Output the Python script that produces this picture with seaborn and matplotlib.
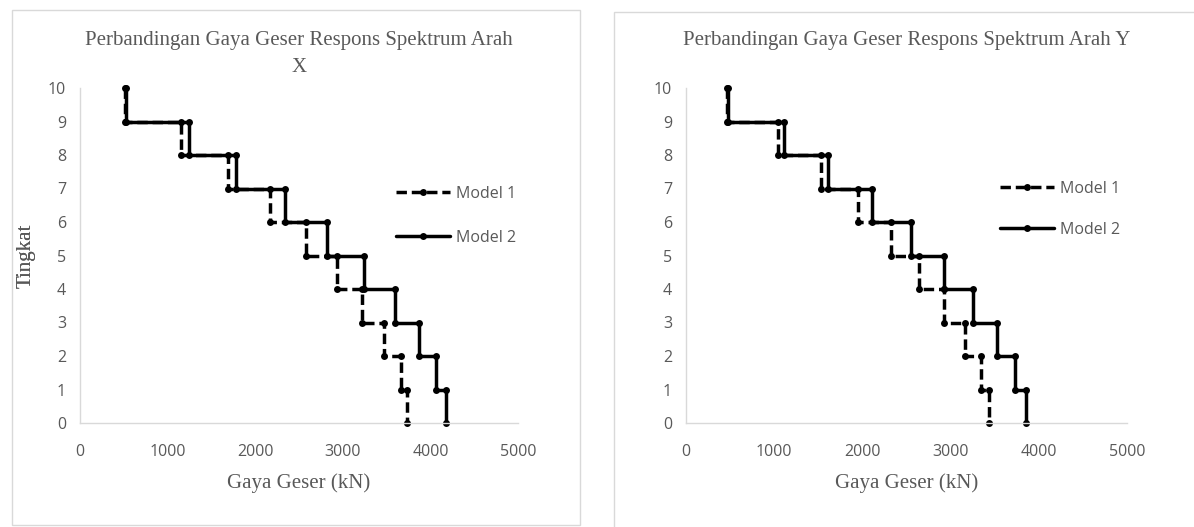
import matplotlib
matplotlib.use("Agg")
import matplotlib.pyplot as plt
import seaborn as sns
import pandas as pd
from matplotlib.patches import Rectangle

# ---- data ----
stories = [10, 9, 8, 7, 6, 5, 4, 3, 2, 1]
shear_x_model1 = [515, 1152, 1689, 2172, 2581, 2933, 3219, 3474, 3659, 3738]
shear_x_model2 = [528, 1240, 1777, 2340, 2823, 3241, 3593, 3870, 4068, 4173]
shear_y_model1 = [460, 1045, 1529, 1947, 2328, 2643, 2922, 3164, 3340, 3434]
shear_y_model2 = [471, 1115, 1607, 2111, 2553, 2930, 3258, 3525, 3730, 3852]
series_names = ["Model 1", "Model 2"]
x_ticks = [0, 1000, 2000, 3000, 4000, 5000]
y_ticks = list(range(0, 11))
titles = [["Perbandingan Gaya Geser Respons Spektrum Arah", "X"],
          ["Perbandingan Gaya Geser Respons Spektrum Arah Y"]]
x_label = "Gaya Geser (kN)"
y_label = "Tingkat"


def step_frame(values, name):
    xs, ys = [], []
    for lvl, v in zip(stories, values):
        xs += [v, v]
        ys += [lvl, lvl - 1]
    return pd.DataFrame({"x": xs, "y": ys, "series": name})


sns.set_theme(style="white")
plt.rcParams["font.family"] = ["Open Sans", "DejaVu Sans"]

W, H = 1194, 527
fig = plt.figure(figsize=(W / 100, H / 100), dpi=100)
fig.patch.set_facecolor("white")

gray_text = "#595959"
spine_col = "#d9d9d9"
serif = ["Liberation Serif", "DejaVu Serif"]

# panel borders (pixel coords: left, right, top, bottom)
for (x0, x1, y0, y1) in [(12, 580, 10, 525), (614, 1200, 12, 530)]:
    fig.patches.append(Rectangle((x0 / W, (H - y1) / H), (x1 - x0) / W, (y1 - y0) / H,
                                 transform=fig.transFigure, fill=False,
                                 edgecolor="#d9d9d9", linewidth=1.0))

axes_rects = [
    (80, 518, 88, 423),
    (686, 1127, 88, 423),
]
data_sets = [(shear_x_model1, shear_x_model2), (shear_y_model1, shear_y_model2)]
legend_pos = [(396, 186, 1.75), (1000, 181, 1.55)]

for i, ((l, r, t, b), (m1, m2)) in enumerate(zip(axes_rects, data_sets)):
    ax = fig.add_axes([l / W, (H - b) / H, (r - l) / W, (b - t) / H])
    df = pd.concat([step_frame(m1, series_names[0]), step_frame(m2, series_names[1])])
    sns.lineplot(data=df, x="x", y="y", hue="series", style="series",
                 palette=["black", "black"],
                 dashes={"Model 1": (3.0, 1.4), "Model 2": ""},
                 markers={"Model 1": "o", "Model 2": "o"},
                 markersize=5, linewidth=2.5, sort=False, estimator=None,
                 ax=ax, clip_on=False, markeredgewidth=0)
    ax.set_xlim(0, 5000)
    ax.set_ylim(0, 10)
    ax.set_xticks(x_ticks)
    ax.set_yticks(y_ticks)
    ax.tick_params(axis="both", length=0, labelsize=11.5, colors=gray_text)
    ax.tick_params(axis="x", pad=15)
    ax.tick_params(axis="y", pad=10)
    for s in ["top", "right"]:
        ax.spines[s].set_visible(False)
    for s in ["left", "bottom"]:
        ax.spines[s].set_color(spine_col)
        ax.spines[s].set_linewidth(1.0)
    h = b - t
    w = r - l
    ax.set_xlabel(x_label, family=serif, fontsize=15, color=gray_text, va="center")
    ax.xaxis.set_label_coords(0.5, (b - 483) / h)
    ax.set_ylabel(y_label, family=serif, fontsize=15, color=gray_text, va="center")
    ax.yaxis.set_label_coords((26 - l) / w, 0.5)
    cx = (l + r) / 2 / W
    for j, line in enumerate(titles[i]):
        fig.text(cx, (H - (41 + 27 * j)) / H, line, family=serif, fontsize=15,
                 color=gray_text, ha="center", va="center")
    lx, ly, sp = legend_pos[i]
    leg = ax.legend(loc="upper left", bbox_to_anchor=(lx / W, (H - ly) / H),
                    bbox_transform=fig.transFigure, frameon=False, fontsize=11.5,
                    handlelength=3.4, labelspacing=sp, handletextpad=0.35,
                    borderpad=0, borderaxespad=0)
    for txt in leg.get_texts():
        txt.set_color(gray_text)

fig.savefig("out.png", dpi=100, facecolor="white")
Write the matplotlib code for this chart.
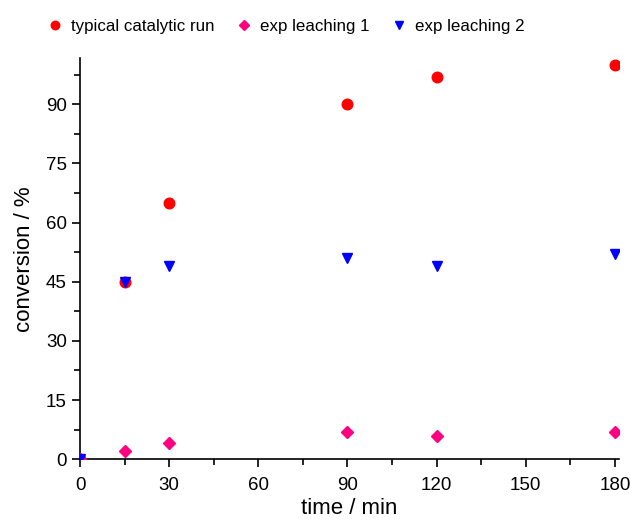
import numpy as np
import matplotlib
matplotlib.use('Agg')
import matplotlib.pyplot as plt
from matplotlib.ticker import MultipleLocator

plt.rcParams['font.family'] = ['Liberation Sans', 'DejaVu Sans']

time_min = [0, 15, 30, 90, 120, 180]
typical_run = [0, 45, 65, 90, 97, 100]
leaching_1 = [0, 2, 4, 7, 6, 7]
leaching_2 = [0, 45, 49, 51, 49, 52]

fig = plt.figure(figsize=(6.3, 5.2), dpi=100)
ax = fig.add_axes([0.127, 0.117, 0.856, 0.771])

ax.plot(time_min, typical_run, 'o', color='#ff0000', ms=7.6, label='typical catalytic run', zorder=3)
ax.plot(time_min, leaching_1, 'D', color='#ff0080', ms=6.5, label='exp leaching 1', zorder=3)
ax.plot(time_min, leaching_2, 'v', color='#0000ff', ms=7.8, label='exp leaching 2', zorder=4)

ax.set_xlim(0, 181.5)
ax.set_ylim(0, 101.7)
ax.xaxis.set_major_locator(MultipleLocator(30))
ax.xaxis.set_minor_locator(MultipleLocator(15))
ax.yaxis.set_major_locator(MultipleLocator(15))
ax.yaxis.set_minor_locator(MultipleLocator(7.5))
ax.tick_params(which='major', direction='out', length=6, width=1.2, labelsize=13.5)
ax.tick_params(axis='x', which='major', pad=7)
ax.tick_params(which='minor', direction='out', length=4, width=1.2)
ax.spines['top'].set_visible(False)
ax.spines['right'].set_visible(False)
ax.spines['left'].set_linewidth(1.2)
ax.spines['bottom'].set_linewidth(1.2)

ax.set_xlabel('time / min', fontsize=16, labelpad=3)
ax.set_ylabel('conversion / %', fontsize=16, labelpad=8)

ax.legend(loc='center', bbox_to_anchor=(0.381, 1.08), ncol=3, frameon=False,
          fontsize=12.2, handlelength=1.0, handletextpad=0.45, columnspacing=1.25,
          markerscale=0.8)

fig.savefig('out.png')
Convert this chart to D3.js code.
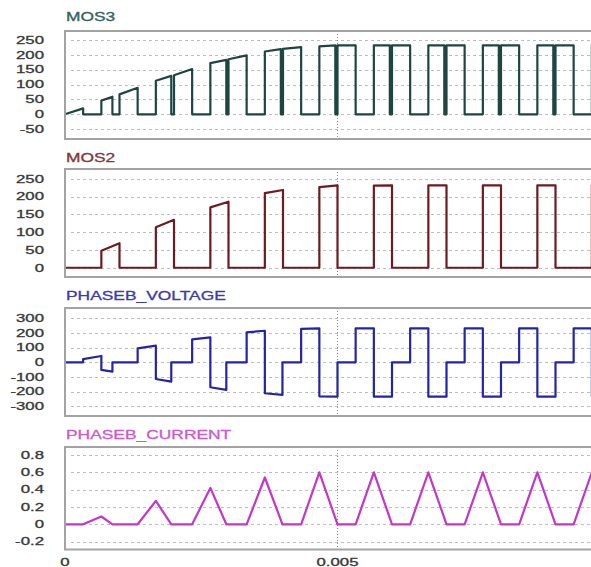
<!DOCTYPE html>
<meta charset="utf-8">
<style>
body { margin: 0; background: #fff; }
svg { display: block; }
.grid line { stroke: #bdbdbd; stroke-dasharray: 3,3; shape-rendering: crispEdges; }
.frame { fill: none; stroke: #a3a3a3; stroke-width: 2; }
.vmark { stroke: #8a8a8a; stroke-dasharray: 1,2; }
.lbl { font-family: "Liberation Sans", Arial, sans-serif; font-size: 10.5px; fill: #383838; stroke: #383838; stroke-width: 0.3; }
.title { font-family: "Liberation Sans", Arial, sans-serif; font-size: 12px; stroke-width: 0.3; }
.trace { fill: none; stroke-width: 2.2; stroke-linejoin: round; }
</style>
<svg width="591" height="567"></svg>
<script src="https://d3js.org/d3.v7.min.js"></script>
<script>

// times in ms
var mos3T = [0, 0.333, 0.333,
  0.667, 0.667, 0.87, 0.87, 1.0, 1.0, 1.333, 1.333,
  1.667, 1.667, 1.95, 1.95, 2.0, 2.0, 2.333, 2.333,
  2.667, 2.667, 2.96, 2.96, 3.0, 3.0, 3.333, 3.333,
  3.667, 3.667, 3.96, 3.96, 4.0, 4.0, 4.333, 4.333,
  4.667, 4.667, 4.96, 4.96, 5.0, 5.0, 5.333, 5.333,
  5.667, 5.667, 5.96, 5.96, 6.0, 6.0, 6.333, 6.333,
  6.667, 6.667, 6.96, 6.96, 7.0, 7.0, 7.333, 7.333,
  7.667, 7.667, 7.96, 7.96, 8.0, 8.0, 8.333, 8.333,
  8.667, 8.667, 8.96, 8.96, 9.0, 9.0, 9.333, 9.333,
  9.667, 9.667, 9.96, 9.96, 10.0, 10.0];
var mos3V = [0, 20, 0,
  0, 46, 59, 0, 0, 67, 89, 0,
  0, 113, 129, 0, 0, 131, 152, 0,
  0, 172, 183, 0, 0, 185, 198, 0,
  0, 211, 219, 0, 0, 220, 226, 0,
  0, 228, 232, 0, 0, 232, 232, 0,
  0, 232, 232, 0, 0, 232, 232, 0,
  0, 232, 232, 0, 0, 232, 232, 0,
  0, 232, 232, 0, 0, 232, 232, 0,
  0, 232, 232, 0, 0, 232, 232, 0,
  0, 232, 232, 0, 0, 232];

var mos2T = [0, 0.667, 0.667, 1.0, 1.0, 1.667, 1.667, 2.0, 2.0, 2.667, 2.667, 3.0, 3.0,
  3.667, 3.667, 4.0, 4.0, 4.667, 4.667, 5.0, 5.0, 5.667, 5.667, 6.0, 6.0,
  6.667, 6.667, 7.0, 7.0, 7.667, 7.667, 8.0, 8.0, 8.667, 8.667, 9.0, 9.0, 9.667, 9.667, 10.0];
var mos2V = [0, 0, 48, 69, 0, 0, 114, 135, 0, 0, 170, 186, 0,
  0, 210, 219, 0, 0, 227, 232, 0, 0, 231, 232, 0,
  0, 232, 232, 0, 0, 232, 232, 0, 0, 232, 232, 0, 0, 232, 232];

var voltT = [0, 0.333, 0.333, 0.667, 0.667, 0.87, 0.87,
  1.333, 1.333, 1.667, 1.667, 1.95, 1.95,
  2.333, 2.333, 2.667, 2.667, 2.96, 2.96,
  3.333, 3.333, 3.667, 3.667, 3.99, 3.99,
  4.333, 4.333, 4.667, 4.667, 5.0, 5.0,
  5.333, 5.333, 5.667, 5.667, 6.0, 6.0,
  6.333, 6.333, 6.667, 6.667, 7.0, 7.0,
  7.333, 7.333, 7.667, 7.667, 8.0, 8.0,
  8.333, 8.333, 8.667, 8.667, 9.0, 9.0,
  9.333, 9.333, 9.667, 9.667, 10.0];
var voltV = [0, 0, 22, 43, -52, -64, 0,
  0, 95, 113, -114, -132, 0,
  0, 156, 170, -170, -188, 0,
  0, 204, 215, -211, -222, 0,
  0, 228, 231, -232, -234, 0,
  0, 231, 231, -234, -234, 0,
  0, 231, 231, -234, -234, 0,
  0, 231, 231, -234, -234, 0,
  0, 231, 231, -234, -234, 0,
  0, 231, 231, -234, -234];

var currT = [0, 0.333, 0.667, 0.87, 1.333, 1.667, 1.95, 2.333, 2.667, 2.96, 3.333, 3.667, 3.99,
  4.333, 4.667, 5.0, 5.333, 5.667, 6.0, 6.333, 6.667, 7.0, 7.333, 7.667, 8.0,
  8.333, 8.667, 9.0, 9.333, 9.667, 10.0];
var currV = [0, 0, 0.09, 0, 0, 0.27, 0, 0, 0.42, 0, 0, 0.54, 0,
  0, 0.6, 0, 0, 0.6, 0, 0, 0.6, 0, 0, 0.6, 0,
  0, 0.6, 0, 0, 0.6, 0];

var mos3Ticks = [250, 200, 150, 100, 50, 0, -50];
var mos2Ticks = [250, 200, 150, 100, 50, 0];
var voltTicks = [300, 200, 100, 0, -100, -200, -300];
var currTicks = [0.8, 0.6, 0.4, 0.2, 0, -0.2];
var xTicks = [0, 0.005];
var xTickLabels = ["0", "0.005"];

var panels = [
  {name: "MOS3", t: mos3T, v: mos3V, ticks: mos3Ticks, domain: [-83, 280], top: 31, bottom: 139, color: "#1d4641", tcolor: "#33635f", ty: 21},
  {name: "MOS2", t: mos2T, v: mos2V, ticks: mos2Ticks, domain: [-26, 278], top: 169, bottom: 277, color: "#6e1a20", tcolor: "#843538", ty: 162},
  {name: "PHASEB_VOLTAGE", t: voltT, v: voltV, ticks: voltTicks, domain: [-366, 370], top: 308, bottom: 416, color: "#2424a6", tcolor: "#3a3ab4", ty: 300},
  {name: "PHASEB_CURRENT", t: currT, v: currV, ticks: currTicks, domain: [-0.291, 0.892], top: 447, bottom: 549.5, color: "#c436c8", tcolor: "#cc58ce", ty: 439}
];

var svg = d3.select("svg");
var left = 65, right = 610;

var x = d3.scaleLinear().domain([0, 0.01]).range([left, right]);

panels.forEach(function(p) {
  var y = d3.scaleLinear().domain(p.domain).range([p.bottom, p.top]);
  var g = svg.append("g");

  g.append("g")
      .attr("class", "grid")
    .selectAll("line").data(p.ticks).enter().append("line")
      .attr("x1", left + 6)
      .attr("x2", right)
      .attr("y1", function(d) { return Math.round(y(d)) + 0.5; })
      .attr("y2", function(d) { return Math.round(y(d)) + 0.5; });

  g.append("line")
      .attr("class", "vmark")
      .attr("x1", x(0.005)).attr("x2", x(0.005))
      .attr("y1", p.top).attr("y2", p.bottom);

  var line = d3.line()
      .x(function(d, i) { return x(p.t[i] / 1000); })
      .y(function(d) { return y(d); });

  g.append("path")
      .attr("class", "trace")
      .attr("stroke", p.color)
      .attr("d", line(p.v));

  g.append("rect")
      .attr("class", "frame")
      .attr("x", left).attr("y", p.top)
      .attr("width", right + 20 - left).attr("height", p.bottom - p.top);

  g.selectAll(".lbl").data(p.ticks).enter().append("text")
      .attr("class", "lbl")
      .attr("text-anchor", "end")
      .attr("dy", "0.36em")
      .attr("transform", function(d) { return "translate(44," + y(d) + ") scale(1.6,1)"; })
      .text(function(d) { return String(d); });

  g.append("text")
      .attr("class", "title")
      .attr("fill", p.tcolor)
      .attr("stroke", p.tcolor)
      .attr("transform", "translate(66," + p.ty + ") scale(1.45,1)")
      .text(p.name);
});

svg.selectAll(".xlbl").data(xTicks).enter().append("text")
    .attr("class", "lbl")
    .attr("text-anchor", "middle")
    .attr("transform", function(d) { return "translate(" + x(d) + ",566) scale(1.6,1)"; })
    .text(function(d, i) { return xTickLabels[i]; });

</script>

- - - - - - -

— GIVEN INSTRUCTION —
Omitting all pictures, restate exactly the lines of the material from its start through the line that contains "from matplotlib.patches import Rectangle".

— FULL SOLUTION —
Output the Python script that produces this picture with seaborn and matplotlib.
import matplotlib
matplotlib.use("Agg")
import matplotlib.pyplot as plt
import seaborn as sns
import pandas as pd
from matplotlib.patches import Rectangle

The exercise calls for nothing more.